Five facts you probably don’t know (unless you’re from Delaware)

1. Count your clucky stars: Locals like to say Delaware is known for four C’s: chemicals, corporations, credit cards and chickens. Yes, chickens. Two hundred million of ’em. The state supplies poultry to much of the Northeast and Mid-Atlantic.
2. Delaware was once a part of Pennsylvania! When William Penn first came to America, in 1682, he landed in Delaware and assumed it was part of his land grant. Just after the country declared its independence from the British in 1776, Delaware followed suit and separated from Pennsylvania. It became the first state in 1787. Pennsylvania still acts like it doesn’t care.

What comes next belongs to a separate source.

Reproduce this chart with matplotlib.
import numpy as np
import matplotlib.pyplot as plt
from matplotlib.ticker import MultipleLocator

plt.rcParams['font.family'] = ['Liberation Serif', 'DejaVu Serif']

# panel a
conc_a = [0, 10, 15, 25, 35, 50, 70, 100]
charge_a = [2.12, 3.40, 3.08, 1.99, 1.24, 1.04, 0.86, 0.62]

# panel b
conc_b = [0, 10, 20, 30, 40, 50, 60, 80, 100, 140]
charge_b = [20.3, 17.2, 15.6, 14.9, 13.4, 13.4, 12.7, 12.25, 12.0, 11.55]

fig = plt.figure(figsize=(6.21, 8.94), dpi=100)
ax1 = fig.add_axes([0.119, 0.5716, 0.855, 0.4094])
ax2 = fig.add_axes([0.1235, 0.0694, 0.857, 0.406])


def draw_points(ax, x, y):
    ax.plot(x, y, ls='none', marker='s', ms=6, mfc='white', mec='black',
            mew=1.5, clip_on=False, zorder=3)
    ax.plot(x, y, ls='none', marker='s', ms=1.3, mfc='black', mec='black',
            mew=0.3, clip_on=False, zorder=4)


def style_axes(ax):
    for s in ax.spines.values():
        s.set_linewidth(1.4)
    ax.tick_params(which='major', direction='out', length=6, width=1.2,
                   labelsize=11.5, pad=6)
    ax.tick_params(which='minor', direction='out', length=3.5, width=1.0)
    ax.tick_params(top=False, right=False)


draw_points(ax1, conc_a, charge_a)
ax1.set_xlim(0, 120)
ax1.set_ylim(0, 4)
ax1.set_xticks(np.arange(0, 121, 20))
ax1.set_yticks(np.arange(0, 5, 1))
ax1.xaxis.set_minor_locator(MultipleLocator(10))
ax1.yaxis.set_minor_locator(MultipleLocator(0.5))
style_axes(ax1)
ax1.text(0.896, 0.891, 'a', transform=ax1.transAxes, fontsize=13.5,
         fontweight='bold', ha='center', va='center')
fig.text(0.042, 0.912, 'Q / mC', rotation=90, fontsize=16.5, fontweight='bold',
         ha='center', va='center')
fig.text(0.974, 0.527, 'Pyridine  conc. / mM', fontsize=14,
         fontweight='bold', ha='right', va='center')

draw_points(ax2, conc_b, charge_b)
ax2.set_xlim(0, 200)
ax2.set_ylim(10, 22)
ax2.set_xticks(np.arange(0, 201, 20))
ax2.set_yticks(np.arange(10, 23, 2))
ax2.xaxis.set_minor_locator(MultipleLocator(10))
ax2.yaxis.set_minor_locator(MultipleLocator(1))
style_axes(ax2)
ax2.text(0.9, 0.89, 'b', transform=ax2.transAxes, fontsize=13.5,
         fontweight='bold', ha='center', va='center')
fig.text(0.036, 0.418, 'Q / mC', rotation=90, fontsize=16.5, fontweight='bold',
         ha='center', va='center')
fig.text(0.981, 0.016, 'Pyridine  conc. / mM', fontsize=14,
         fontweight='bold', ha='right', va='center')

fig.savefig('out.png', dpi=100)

3. At just 1,982 square miles, Delaware is very nearly the smallest state, bailed out only by Rhode Island.
4. Although fewer than a million people live in Delaware (989,948 per the 2020 census—it’s getting there!), it has more patents per capita than any other state and is where the majority of Fortune 500 companies and new IPOs are incorporated.
5. Sure, we know President Biden is a Wilmingtonian, but a slightly cooler figure also once called it home: Reggae icon Bob Marley lived there on and off between 1965 and 1977.

Published as “The It City Next Door” in the May 2022 issue of Philadelphia magazine.